Infiltration
The word has been used a lot this past week in relation to the controversial National Register of Citizens drawn up in Assam to separate Indian citizens from Bangladeshi settlers who migrated to the state after 1971. It is a deeply misleading term, since the vast majority of migrants, Muslim and Hindu, crossed the Bangladesh-India border seeking only a better life for themselves, as migrants have done throughout history. The term “infiltrator” demonises them, turns them into evil persons intent on destabilising India. Right-Wing parties bent on dividing to rule can be expected to employ “infiltrators”, or its Hindi equivalent “ghuspaithiye”, as the Bharatiya Janata Party’s president Amit Shah did. Unfortunately, the term has been absorbed by mainstream newspapers, and is even being adopted to describe Rohingya refugees driven from their lands in Myanmar, though it ought to be restricted to characterising militants crossing the Line of Control in Kashmir. It is possible to oppose illegal immigration without demonising the migrants and equating them with spies and terrorists.
Dumping
If the movement of humans across borders is the foremost geopolitical issue of our time, the movement of goods is not far behind. Donald Trump believes the United States is being taken advantage of by other nations, and has raised tariffs to defend local manufacturers, leading to a cascade of adjustments in global trade, some more predictable than others. East Asian steel that might have gone to the United States now finds a more profitable market in India. When foreign goods sell cheaper than Indian ones, India’s newspapers tend to cite dumping as the cause, and this time is no different. According to one report, India has become a “steel dumping ground” following the Trump tariffs.

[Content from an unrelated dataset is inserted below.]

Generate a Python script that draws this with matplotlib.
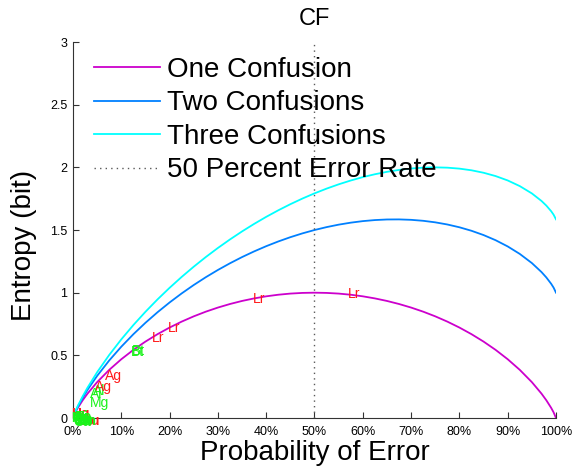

Dumping refers to cases where a country or company exports a product at a price that is lower in the importing market than in the exporter’s domestic market. The World Trade Organisation has a specific definition of dumping and is open to remedial action by affected nations. However, it is worth exploring whether Japanese steel or Chinese solar panels are actually being dumped in India, or whether Indian companies seeking anti-dumping duties are simply greedy or inefficient. The uncritical and widespread use of the word “dumping” creates a sense of India being under economic attack, just as the misleading employment of “infiltration” conjures up a physical assault on the nation’s territory.
Scavenger
While we make foreigners sound threatening, we cover up the inequities of our own society through the use of euphemisms. In the normal definition, a scavenger is a person who searches for and collects discarded items. In India, such people are called ragpickers, but never scavengers, for scavenging has a special meaning here, describing a dehumanising form of employment that continues to be widespread though illegal. “Manual scavenging” describes the removal of excrement and faecal sludge from pit latrines, septic tanks and sewers. A number of developing nations have inadequate plumbing, and offer inadequate equipment to those hired to empty pit latrines. However, it is only in India that the job is restricted to a particular community, one placed at the bottom of the caste ladder. We ought to find a term to convey the horror of that profession as one way to hasten its end.
Tribal
This is a word I have used frequently, but always with some discomfort. The echoes of its historical association with words like “primitive” and “savage” will never completely die out, and it feels hopelessly dated. “Tribal” continues to be widely used, and we even have a Ministry for Tribal Affairs, but a few publications like Scroll.in have wisely switched to the Indian word “Adivasi”, which is a modern construction coined to describe communities that our Constitution classifies as “Scheduled Tribes”. In the North East, however, members of native tribes hold on to the English word and reject the Sanskritic version. Where “Adivasi” seems inappropriate, perhaps we could settle on “indigenous groups” or “indigenous people” rather than “tribals”.
Person of colour
Sarah Jeong, a Korean-American tech journalist appointed to the New York Times editorial board in early August, was immediately caught up in a storm related to racist-sounding tweets she had composed in the past. Trying to explain those statements, she began, “As a woman of colour on the internet, I have faced torrents of online hate…”.
I could forgive her the racism, but baulked at her self-description. What substantive meaning could “person of colour” possibly carry, encompassing as it does every human on earth who is not white? It can mean nothing, except to those who divide the world (or the United States) into white people on one side and everybody else on the other, which is not a division that makes much sense to me. American affirmative action programmes, for example, disproportionately help African Americans at the cost of Asian Americans in institutions like Harvard, which Jeong attended. To those who believe in commonalities of experience binding every non-white person in the United States, I suggest they seek a less ridiculous-sounding descriptor than “person of colour”.
Live-in relationship
The terms I’ve discussed so far are all politically loaded, but I’m throwing in a last one unconnected to politics. I’m including it because it appears constantly in newspapers and never fails to set my teeth on edge. “Living-in”, an informal term rarely used any longer in Anglophone nations, has been formalised in India as the ugly phrase “live-in relationship” and adopted enthusiastically by the media and even our courts. Googling the term reveals, unsurprisingly, that all the top entries are Indian. There’s a perfectly simple word that can be used instead, “cohabiting”, which means living together and having a sexual relationship without being married. I hope, in the near future, fewer Indians will live-in and more will cohabit.